[Exercise task] Return every entry exactly as written.

(Entries with chart source code)
········

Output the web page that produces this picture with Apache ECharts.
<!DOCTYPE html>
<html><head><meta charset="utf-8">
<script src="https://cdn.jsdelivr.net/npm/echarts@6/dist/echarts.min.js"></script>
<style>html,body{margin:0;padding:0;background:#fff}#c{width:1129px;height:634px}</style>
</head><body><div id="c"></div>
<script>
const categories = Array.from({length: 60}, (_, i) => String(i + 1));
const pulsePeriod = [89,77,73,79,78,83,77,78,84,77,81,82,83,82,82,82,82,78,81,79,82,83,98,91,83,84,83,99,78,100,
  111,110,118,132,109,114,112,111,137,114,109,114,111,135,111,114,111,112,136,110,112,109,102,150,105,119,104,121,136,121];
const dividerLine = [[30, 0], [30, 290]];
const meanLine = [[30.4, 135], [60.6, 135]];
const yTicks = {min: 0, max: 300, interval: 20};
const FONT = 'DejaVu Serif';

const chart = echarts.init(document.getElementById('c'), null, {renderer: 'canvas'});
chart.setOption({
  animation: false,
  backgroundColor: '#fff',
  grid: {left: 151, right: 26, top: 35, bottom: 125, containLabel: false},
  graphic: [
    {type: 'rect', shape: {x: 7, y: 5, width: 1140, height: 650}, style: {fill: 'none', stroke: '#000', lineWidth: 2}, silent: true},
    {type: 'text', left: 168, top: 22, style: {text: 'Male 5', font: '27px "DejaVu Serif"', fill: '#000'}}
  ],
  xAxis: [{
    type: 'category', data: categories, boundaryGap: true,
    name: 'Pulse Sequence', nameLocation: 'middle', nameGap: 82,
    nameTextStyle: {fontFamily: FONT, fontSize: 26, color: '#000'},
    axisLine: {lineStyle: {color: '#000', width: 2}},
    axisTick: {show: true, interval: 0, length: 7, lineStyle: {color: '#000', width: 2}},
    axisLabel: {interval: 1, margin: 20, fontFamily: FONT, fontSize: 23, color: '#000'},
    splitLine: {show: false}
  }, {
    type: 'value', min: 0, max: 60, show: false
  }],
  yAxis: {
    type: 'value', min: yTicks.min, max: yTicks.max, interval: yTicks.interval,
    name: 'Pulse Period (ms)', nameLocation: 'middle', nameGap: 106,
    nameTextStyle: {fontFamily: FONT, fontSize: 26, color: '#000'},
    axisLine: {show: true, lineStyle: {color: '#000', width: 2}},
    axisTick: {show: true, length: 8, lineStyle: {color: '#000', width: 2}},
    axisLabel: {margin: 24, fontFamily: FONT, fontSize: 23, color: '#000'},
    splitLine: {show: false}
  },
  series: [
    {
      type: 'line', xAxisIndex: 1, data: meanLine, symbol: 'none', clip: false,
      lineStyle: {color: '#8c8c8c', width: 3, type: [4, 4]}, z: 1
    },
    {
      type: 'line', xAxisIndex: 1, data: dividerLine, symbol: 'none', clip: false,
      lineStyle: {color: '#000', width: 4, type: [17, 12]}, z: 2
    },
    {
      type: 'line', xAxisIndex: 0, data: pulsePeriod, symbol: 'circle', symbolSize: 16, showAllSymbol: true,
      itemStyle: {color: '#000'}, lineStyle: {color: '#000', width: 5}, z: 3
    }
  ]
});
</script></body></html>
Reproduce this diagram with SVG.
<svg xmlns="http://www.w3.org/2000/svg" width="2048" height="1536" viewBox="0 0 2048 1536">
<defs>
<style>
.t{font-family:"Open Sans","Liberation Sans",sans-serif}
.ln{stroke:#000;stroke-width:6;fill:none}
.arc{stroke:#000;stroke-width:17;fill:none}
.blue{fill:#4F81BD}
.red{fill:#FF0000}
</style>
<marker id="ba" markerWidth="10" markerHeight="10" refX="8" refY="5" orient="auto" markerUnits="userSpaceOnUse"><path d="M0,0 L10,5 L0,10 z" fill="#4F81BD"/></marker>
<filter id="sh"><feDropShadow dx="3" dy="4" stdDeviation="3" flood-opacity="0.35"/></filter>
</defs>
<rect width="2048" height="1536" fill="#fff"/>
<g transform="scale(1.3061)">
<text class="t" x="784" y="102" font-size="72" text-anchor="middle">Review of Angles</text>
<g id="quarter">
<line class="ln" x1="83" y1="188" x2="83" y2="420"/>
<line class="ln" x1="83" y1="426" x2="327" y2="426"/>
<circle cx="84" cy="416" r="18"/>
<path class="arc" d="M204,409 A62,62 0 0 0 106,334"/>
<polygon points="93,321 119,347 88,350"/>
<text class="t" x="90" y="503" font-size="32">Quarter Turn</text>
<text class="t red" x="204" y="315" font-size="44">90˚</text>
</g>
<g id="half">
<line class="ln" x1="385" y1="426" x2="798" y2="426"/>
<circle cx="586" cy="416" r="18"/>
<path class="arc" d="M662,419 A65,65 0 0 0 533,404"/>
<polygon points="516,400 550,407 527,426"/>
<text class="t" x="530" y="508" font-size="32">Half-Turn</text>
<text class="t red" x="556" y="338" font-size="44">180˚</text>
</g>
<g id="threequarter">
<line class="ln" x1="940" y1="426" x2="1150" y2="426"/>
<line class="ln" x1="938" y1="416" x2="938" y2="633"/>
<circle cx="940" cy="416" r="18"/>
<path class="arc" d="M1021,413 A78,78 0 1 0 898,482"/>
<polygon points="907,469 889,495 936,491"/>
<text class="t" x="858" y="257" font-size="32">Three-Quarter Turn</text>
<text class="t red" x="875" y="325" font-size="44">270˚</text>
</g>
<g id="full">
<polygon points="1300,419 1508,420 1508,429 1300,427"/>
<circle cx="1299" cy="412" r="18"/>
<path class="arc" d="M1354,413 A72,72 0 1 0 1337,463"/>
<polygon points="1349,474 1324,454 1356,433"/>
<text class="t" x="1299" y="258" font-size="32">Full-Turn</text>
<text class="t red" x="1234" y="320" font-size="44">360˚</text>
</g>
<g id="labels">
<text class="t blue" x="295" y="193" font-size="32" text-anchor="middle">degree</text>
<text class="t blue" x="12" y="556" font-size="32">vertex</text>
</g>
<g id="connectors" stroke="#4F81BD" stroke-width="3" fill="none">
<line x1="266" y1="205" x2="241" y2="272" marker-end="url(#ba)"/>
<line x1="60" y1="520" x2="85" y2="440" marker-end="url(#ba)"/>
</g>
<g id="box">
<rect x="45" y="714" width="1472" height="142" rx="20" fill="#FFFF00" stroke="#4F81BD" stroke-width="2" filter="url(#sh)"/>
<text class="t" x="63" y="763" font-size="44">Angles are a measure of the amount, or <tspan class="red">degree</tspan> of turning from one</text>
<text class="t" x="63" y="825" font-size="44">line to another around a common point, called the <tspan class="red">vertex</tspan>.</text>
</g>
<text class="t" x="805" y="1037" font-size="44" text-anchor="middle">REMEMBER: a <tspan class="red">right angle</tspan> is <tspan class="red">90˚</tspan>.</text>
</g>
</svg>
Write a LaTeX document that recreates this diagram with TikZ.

········

[Output of the task]
Output the web page that produces this picture with Apache ECharts.
<!DOCTYPE html>
<html><head><meta charset="utf-8">
<script src="https://cdn.jsdelivr.net/npm/echarts@6/dist/echarts.min.js"></script>
<style>html,body{margin:0;padding:0;background:#fff}#c{width:1129px;height:634px}</style>
</head><body><div id="c"></div>
<script>
const categories = Array.from({length: 60}, (_, i) => String(i + 1));
const pulsePeriod = [89,77,73,79,78,83,77,78,84,77,81,82,83,82,82,82,82,78,81,79,82,83,98,91,83,84,83,99,78,100,
  111,110,118,132,109,114,112,111,137,114,109,114,111,135,111,114,111,112,136,110,112,109,102,150,105,119,104,121,136,121];
const dividerLine = [[30, 0], [30, 290]];
const meanLine = [[30.4, 135], [60.6, 135]];
const yTicks = {min: 0, max: 300, interval: 20};
const FONT = 'DejaVu Serif';

const chart = echarts.init(document.getElementById('c'), null, {renderer: 'canvas'});
chart.setOption({
  animation: false,
  backgroundColor: '#fff',
  grid: {left: 151, right: 26, top: 35, bottom: 125, containLabel: false},
  graphic: [
    {type: 'rect', shape: {x: 7, y: 5, width: 1140, height: 650}, style: {fill: 'none', stroke: '#000', lineWidth: 2}, silent: true},
    {type: 'text', left: 168, top: 22, style: {text: 'Male 5', font: '27px "DejaVu Serif"', fill: '#000'}}
  ],
  xAxis: [{
    type: 'category', data: categories, boundaryGap: true,
    name: 'Pulse Sequence', nameLocation: 'middle', nameGap: 82,
    nameTextStyle: {fontFamily: FONT, fontSize: 26, color: '#000'},
    axisLine: {lineStyle: {color: '#000', width: 2}},
    axisTick: {show: true, interval: 0, length: 7, lineStyle: {color: '#000', width: 2}},
    axisLabel: {interval: 1, margin: 20, fontFamily: FONT, fontSize: 23, color: '#000'},
    splitLine: {show: false}
  }, {
    type: 'value', min: 0, max: 60, show: false
  }],
  yAxis: {
    type: 'value', min: yTicks.min, max: yTicks.max, interval: yTicks.interval,
    name: 'Pulse Period (ms)', nameLocation: 'middle', nameGap: 106,
    nameTextStyle: {fontFamily: FONT, fontSize: 26, color: '#000'},
    axisLine: {show: true, lineStyle: {color: '#000', width: 2}},
    axisTick: {show: true, length: 8, lineStyle: {color: '#000', width: 2}},
    axisLabel: {margin: 24, fontFamily: FONT, fontSize: 23, color: '#000'},
    splitLine: {show: false}
  },
  series: [
    {
      type: 'line', xAxisIndex: 1, data: meanLine, symbol: 'none', clip: false,
      lineStyle: {color: '#8c8c8c', width: 3, type: [4, 4]}, z: 1
    },
    {
      type: 'line', xAxisIndex: 1, data: dividerLine, symbol: 'none', clip: false,
      lineStyle: {color: '#000', width: 4, type: [17, 12]}, z: 2
    },
    {
      type: 'line', xAxisIndex: 0, data: pulsePeriod, symbol: 'circle', symbolSize: 16, showAllSymbol: true,
      itemStyle: {color: '#000'}, lineStyle: {color: '#000', width: 5}, z: 3
    }
  ]
});
</script></body></html>
Reproduce this diagram with SVG.
<svg xmlns="http://www.w3.org/2000/svg" width="2048" height="1536" viewBox="0 0 2048 1536">
<defs>
<style>
.t{font-family:"Open Sans","Liberation Sans",sans-serif}
.ln{stroke:#000;stroke-width:6;fill:none}
.arc{stroke:#000;stroke-width:17;fill:none}
.blue{fill:#4F81BD}
.red{fill:#FF0000}
</style>
<marker id="ba" markerWidth="10" markerHeight="10" refX="8" refY="5" orient="auto" markerUnits="userSpaceOnUse"><path d="M0,0 L10,5 L0,10 z" fill="#4F81BD"/></marker>
<filter id="sh"><feDropShadow dx="3" dy="4" stdDeviation="3" flood-opacity="0.35"/></filter>
</defs>
<rect width="2048" height="1536" fill="#fff"/>
<g transform="scale(1.3061)">
<text class="t" x="784" y="102" font-size="72" text-anchor="middle">Review of Angles</text>
<g id="quarter">
<line class="ln" x1="83" y1="188" x2="83" y2="420"/>
<line class="ln" x1="83" y1="426" x2="327" y2="426"/>
<circle cx="84" cy="416" r="18"/>
<path class="arc" d="M204,409 A62,62 0 0 0 106,334"/>
<polygon points="93,321 119,347 88,350"/>
<text class="t" x="90" y="503" font-size="32">Quarter Turn</text>
<text class="t red" x="204" y="315" font-size="44">90˚</text>
</g>
<g id="half">
<line class="ln" x1="385" y1="426" x2="798" y2="426"/>
<circle cx="586" cy="416" r="18"/>
<path class="arc" d="M662,419 A65,65 0 0 0 533,404"/>
<polygon points="516,400 550,407 527,426"/>
<text class="t" x="530" y="508" font-size="32">Half-Turn</text>
<text class="t red" x="556" y="338" font-size="44">180˚</text>
</g>
<g id="threequarter">
<line class="ln" x1="940" y1="426" x2="1150" y2="426"/>
<line class="ln" x1="938" y1="416" x2="938" y2="633"/>
<circle cx="940" cy="416" r="18"/>
<path class="arc" d="M1021,413 A78,78 0 1 0 898,482"/>
<polygon points="907,469 889,495 936,491"/>
<text class="t" x="858" y="257" font-size="32">Three-Quarter Turn</text>
<text class="t red" x="875" y="325" font-size="44">270˚</text>
</g>
<g id="full">
<polygon points="1300,419 1508,420 1508,429 1300,427"/>
<circle cx="1299" cy="412" r="18"/>
<path class="arc" d="M1354,413 A72,72 0 1 0 1337,463"/>
<polygon points="1349,474 1324,454 1356,433"/>
<text class="t" x="1299" y="258" font-size="32">Full-Turn</text>
<text class="t red" x="1234" y="320" font-size="44">360˚</text>
</g>
<g id="labels">
<text class="t blue" x="295" y="193" font-size="32" text-anchor="middle">degree</text>
<text class="t blue" x="12" y="556" font-size="32">vertex</text>
</g>
<g id="connectors" stroke="#4F81BD" stroke-width="3" fill="none">
<line x1="266" y1="205" x2="241" y2="272" marker-end="url(#ba)"/>
<line x1="60" y1="520" x2="85" y2="440" marker-end="url(#ba)"/>
</g>
<g id="box">
<rect x="45" y="714" width="1472" height="142" rx="20" fill="#FFFF00" stroke="#4F81BD" stroke-width="2" filter="url(#sh)"/>
<text class="t" x="63" y="763" font-size="44">Angles are a measure of the amount, or <tspan class="red">degree</tspan> of turning from one</text>
<text class="t" x="63" y="825" font-size="44">line to another around a common point, called the <tspan class="red">vertex</tspan>.</text>
</g>
<text class="t" x="805" y="1037" font-size="44" text-anchor="middle">REMEMBER: a <tspan class="red">right angle</tspan> is <tspan class="red">90˚</tspan>.</text>
</g>
</svg>
Write a LaTeX document that recreates this diagram with TikZ.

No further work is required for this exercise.